Adding and Connecting Nodes
This section explains how to add nodes that compose a workflow and connect data flows.
How to Add Nodes
1. Quick Add
[Screenshot] Adding Nodes (Quick Add Panel)
Drag and drop the desired node type from the Quick Add section in the left panel onto the canvas.
2. Import from Collections
Drag and drop datasets or code you've already created from the Collections tree in the left panel. This is the best way to increase reusability.
3. Context Menu
Right-click on an empty area of the canvas to open the menu, then select Add Dataset or Add Code.
4. Keyboard Shortcuts
Use the following shortcuts for quick actions.
- Add Dataset Node:
Ctrl(Cmd) + Shift + D - Add Code Node:
Ctrl(Cmd) + Shift + C
Node Types
Dataset Node
Serves as a data source or sink.
| Type | Description | Use Case |
|---|---|---|
| Delta Lake | Delta Lake table | Batch data processing, version control |
| Kafka | Kafka topic | Real-time streaming data |
| DDS | DDS interface | Real-time distributed system integration |
| REST API | HTTP endpoint | External API calls |
Delta Lake Node Settings
- Table Name: Delta Lake table path
- Schema: Column definitions (auto-inference available)
- Partition Key: Column for data partitioning
- Write Mode: Append, Overwrite, Merge
Kafka Node Settings
- Topic: Kafka topic name
- Broker: Kafka broker address
- Serialization Format: JSON, Avro, Protobuf
- Consumer Group: (For source nodes)
Code Node
Performs logic to transform or process data.
| Type | Language | Use Case |
|---|---|---|
| Python | Python 3.x | General-purpose data processing, ML model application |
| SQL | SQL | Data transformation, aggregation, joins |
Python Node Settings
- Script: Write Python code
- Package Dependencies: List of required pip packages
- Input Variables: Input dataset mapping
- Output Variables: Output dataset mapping
- Environment Variables: Runtime environment variable settings
# Python node example
import pandas as pd
# Load input data
df = input_dataset.read()
# Transform data
df['total'] = df['price'] * df['quantity']

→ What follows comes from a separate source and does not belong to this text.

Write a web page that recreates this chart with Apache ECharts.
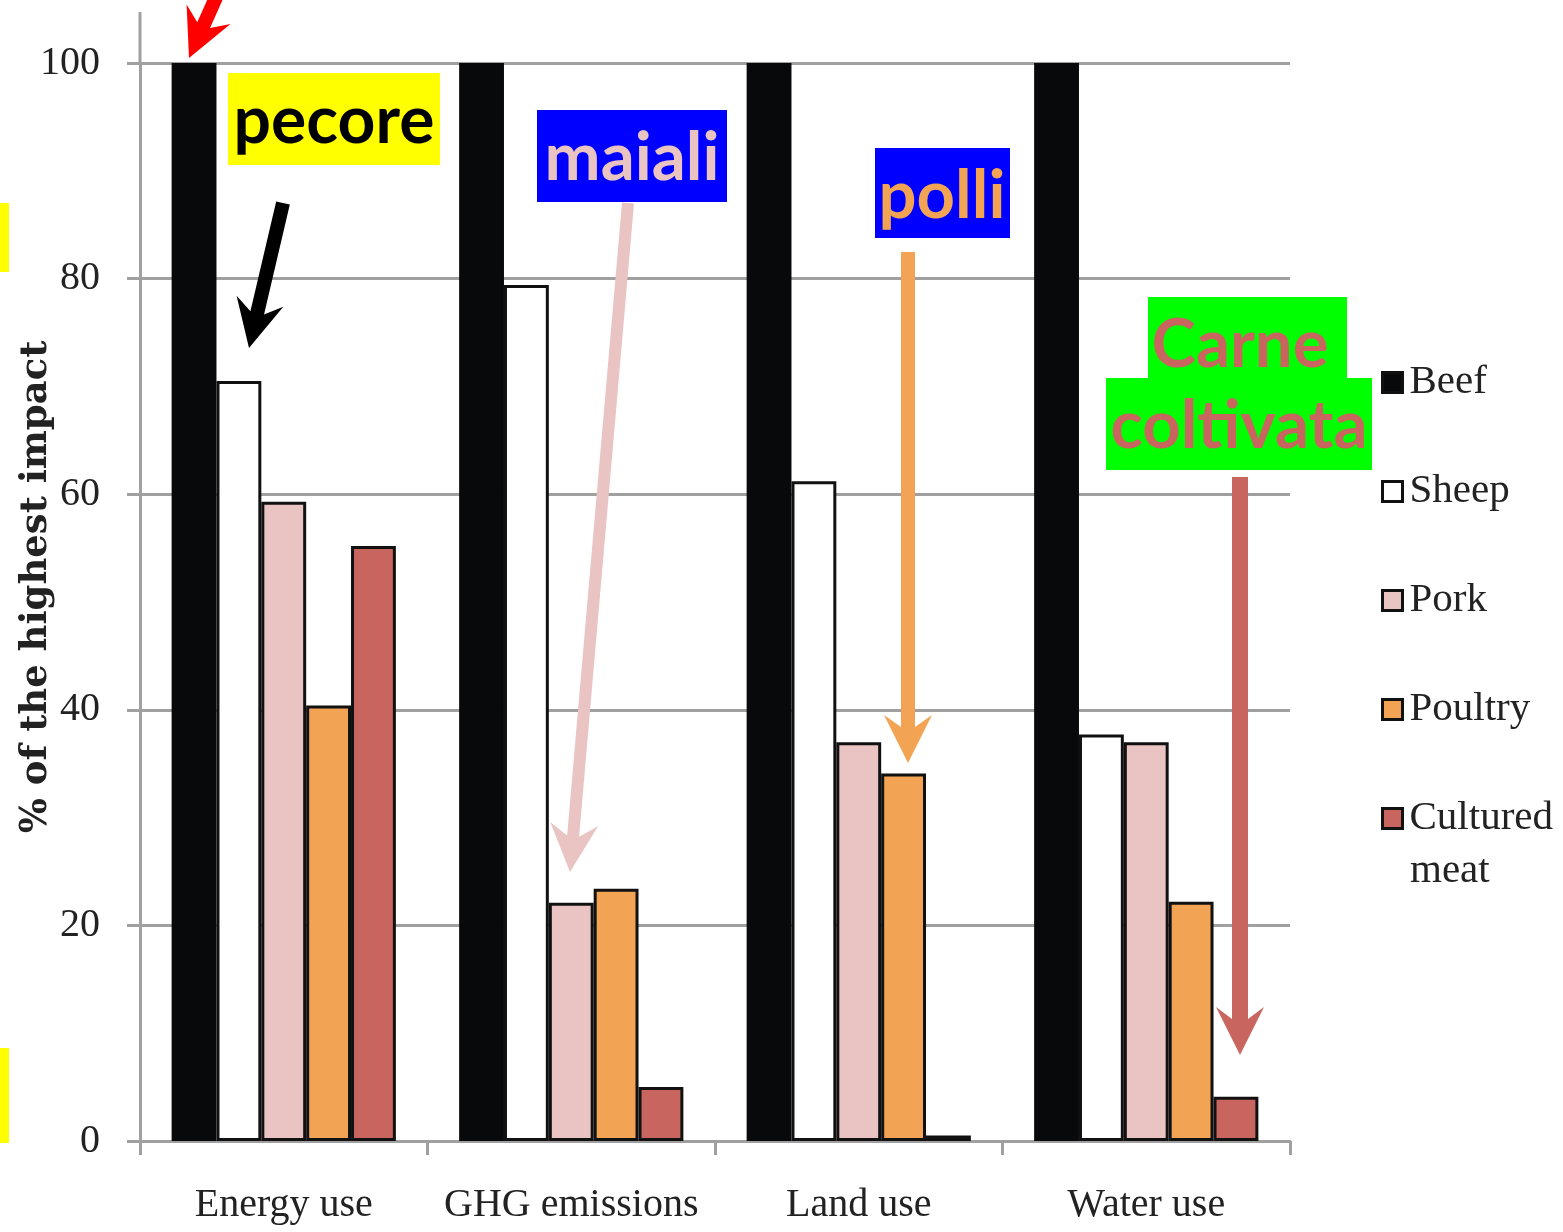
<!DOCTYPE html>
<html>
<head>
<meta charset="utf-8">
<script src="https://cdn.jsdelivr.net/npm/echarts@6/dist/echarts.min.js"></script>
<style>
html,body{margin:0;padding:0;background:#fff;}
#chart{width:1563px;height:1232px;}
</style>
</head>
<body>
<div id="chart"></div>
<script>
const categories = ['Energy use', 'GHG emissions', 'Land use', 'Water use'];
const seriesNames = ['Beef', 'Sheep', 'Pork', 'Poultry', 'Cultured meat'];
const beef = [100, 100, 100, 100];
const sheep = [70.5, 79.4, 61.2, 37.7];
const pork = [59.3, 22.1, 37.0, 37.0];
const poultry = [40.4, 23.4, 34.1, 22.2];
const cultured = [55.2, 5.0, 0.5, 4.1];
const yTicks = [0, 20, 40, 60, 80, 100];
const yAxisTitle = '% of the highest impact';

const seriesValues = [beef, sheep, pork, poultry, cultured];
const seriesColors = ['#08090a', '#ffffff', '#e9c4c2', '#f2a354', '#c9655f'];

const chart = echarts.init(document.getElementById('chart'), null, {renderer: 'canvas'});

// arrow helper: start, tip, shaft width, head length, head half width, notch
function arrow(sx, sy, tx, ty, w, L, hw, notch, color) {
  const dx = tx - sx, dy = ty - sy;
  const len = Math.sqrt(dx * dx + dy * dy);
  const ux = dx / len, uy = dy / len;
  const nx = -uy, ny = ux;
  const bx = tx - ux * L, by = ty - uy * L;
  const ex = tx - ux * (L - notch), ey = ty - uy * (L - notch);
  const pts = [
    [sx + nx * w / 2, sy + ny * w / 2],
    [ex + nx * w / 2, ey + ny * w / 2],
    [bx + nx * hw, by + ny * hw],
    [tx, ty],
    [bx - nx * hw, by - ny * hw],
    [ex - nx * w / 2, ey - ny * w / 2],
    [sx - nx * w / 2, sy - ny * w / 2]
  ];
  return {type: 'polygon', z: 100, shape: {points: pts}, style: {fill: color}, silent: true};
}

function box(x, y, w, h, fill) {
  return {type: 'rect', z: 90, shape: {x: x, y: y, width: w, height: h}, style: {fill: fill}, silent: true};
}
function label(text, cx, cy, color, size) {
  return {type: 'text', z: 95, x: cx, y: cy, silent: true,
    style: {text: text, fill: color, font: 'bold ' + size + 'px Lato', textAlign: 'center', textVerticalAlign: 'middle'}};
}

const graphics = [
  // y axis extension above top gridline
  {type: 'line', z: 1, shape: {x1: 140, y1: 12, x2: 140, y2: 63}, style: {stroke: '#a0a0a0', lineWidth: 3}, silent: true},
  // second line of the last legend entry
  {type: 'text', z: 10, x: 1410, y: 871, silent: true,
    style: {text: 'meat', fill: '#222', font: '41px "Liberation Serif"', textAlign: 'left', textVerticalAlign: 'middle'}},
  // yellow edge marks
  box(0, 203, 9, 69, '#ffff00'),
  box(0, 1048, 9, 95, '#ffff00'),
  // annotation boxes
  box(228, 73, 212, 92, '#ffff00'),
  label('pecore', 334, 122, '#000000', 66),
  box(537, 110, 190, 92, '#0000ff'),
  label('maiali', 632, 158, '#e9c4c2', 67),
  box(875, 148, 135, 90, '#0000ff'),
  label('polli', 942, 196, '#f2a354', 67),
  box(1148, 297, 199, 82, '#00ff00'),
  box(1106, 378, 266, 92, '#00ff00'),
  label('Carne', 1240, 345, '#c9655f', 67),
  label('coltivata', 1239, 426, '#c9655f', 67),
  // arrows
  arrow(238, -52, 189, 58, 14, 48, 24, 12, '#ff0000'),
  arrow(283, 203, 249, 348, 14, 48, 24, 12, '#000000'),
  arrow(628, 203, 570, 872, 12, 48, 24, 12, '#e9c4c2'),
  arrow(908, 252, 908, 763, 14, 48, 24, 12, '#f2a354'),
  arrow(1240, 477, 1240, 1055, 16, 48, 24, 12, '#c9655f')
];

const series = seriesNames.map(function (name, i) {
  return {
    name: name,
    type: 'bar',
    data: seriesValues[i],
    barGap: '0%',
    barCategoryGap: '22%',
    itemStyle: {color: seriesColors[i], borderColor: '#111', borderWidth: i === 0 ? 0 : 3},
    emphasis: {disabled: true},
    animation: false
  };
});

const option = {
  backgroundColor: '#ffffff',
  animation: false,
  grid: {left: 140, right: 273, top: 63, bottom: 91, containLabel: false, outerBoundsMode: 'none'},
  legend: {
    orient: 'vertical',
    left: 1376,
    top: 350,
    itemWidth: 20,
    itemHeight: 20,
    itemGap: 54,
    icon: 'rect',
    data: seriesNames,
    formatter: function (n) { return n === 'Cultured meat' ? 'Cultured' : n; },
    textStyle: {fontFamily: 'Liberation Serif', fontSize: 41, color: '#222', lineHeight: 55, padding: [0, 0, 0, 2]},
    itemStyle: {borderColor: '#111', borderWidth: 3},
    selectedMode: false
  },
  xAxis: {
    type: 'category',
    data: categories,
    axisLine: {lineStyle: {color: '#a0a0a0', width: 3}},
    axisTick: {show: true, length: 14, lineStyle: {color: '#a0a0a0', width: 3}},
    axisLabel: {fontFamily: 'Liberation Serif', fontSize: 40, color: '#222', margin: 44, interval: 0}
  },
  yAxis: {
    type: 'value',
    min: 0,
    max: 100,
    interval: 20,
    name: yAxisTitle,
    nameLocation: 'middle',
    nameGap: 85,
    nameMoveOverlap: false,
    nameTextStyle: {fontFamily: 'DejaVu Serif', fontWeight: 'bold', fontSize: 37, color: '#222', padding: [0, 0, 0, 30]},
    axisLine: {show: true, lineStyle: {color: '#a0a0a0', width: 3}},
    axisTick: {show: true, length: 13, lineStyle: {color: '#a0a0a0', width: 3}},
    axisLabel: {fontFamily: 'Liberation Serif', fontSize: 40, color: '#222', margin: 40,
      formatter: function (v) { return yTicks.indexOf(v) >= 0 ? String(v) : ''; }},
    splitLine: {show: true, lineStyle: {color: '#a0a0a0', width: 3}}
  },
  series: series,
  graphic: graphics
};
chart.setOption(option);
</script>
</body>
</html>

df = df[df['total'] > 1000]
# Output
output_dataset.write(df)
SQL Node Settings
- Query: Write SQL query
- Input Table Alias: Reference input dataset as a table
- Output Schema: Define result schema
-- SQL node example
SELECT
category,
SUM(amount) as total_amount,
COUNT(*) as order_count
FROM orders
WHERE order_date >= '2024-01-01'
GROUP BY category
ORDER BY total_amount DESC
Connecting Nodes
Connect nodes to define the flow of data.
- Hover over the right handle (Output) of the upstream node.
- Click and drag to the left handle (Input) of the downstream node.
- An edge is created and data dependency is established.
Connection Rules
- Dataset Node → Code Node: Read data (source)
- Code Node → Dataset Node: Write data (sink)
- Code Node → Code Node: Pass intermediate results
When connecting code nodes and dataset nodes, input/output variables in the code can be automatically mapped to dataset IDs. (Check in the settings panel)
Node Management
- Move: Drag nodes to change their positions.
- Duplicate: Select a node and choose Duplicate from the right-click menu, or use
Ctrl+C,Ctrl+V. - Delete: Select a node and press
Deleteor choose Delete from the right-click menu. - Align: Select multiple nodes and use the Auto Layout button in the toolbar to organize neatly.
- Group Selection: Use
Shift+ drag to select multiple nodes at once.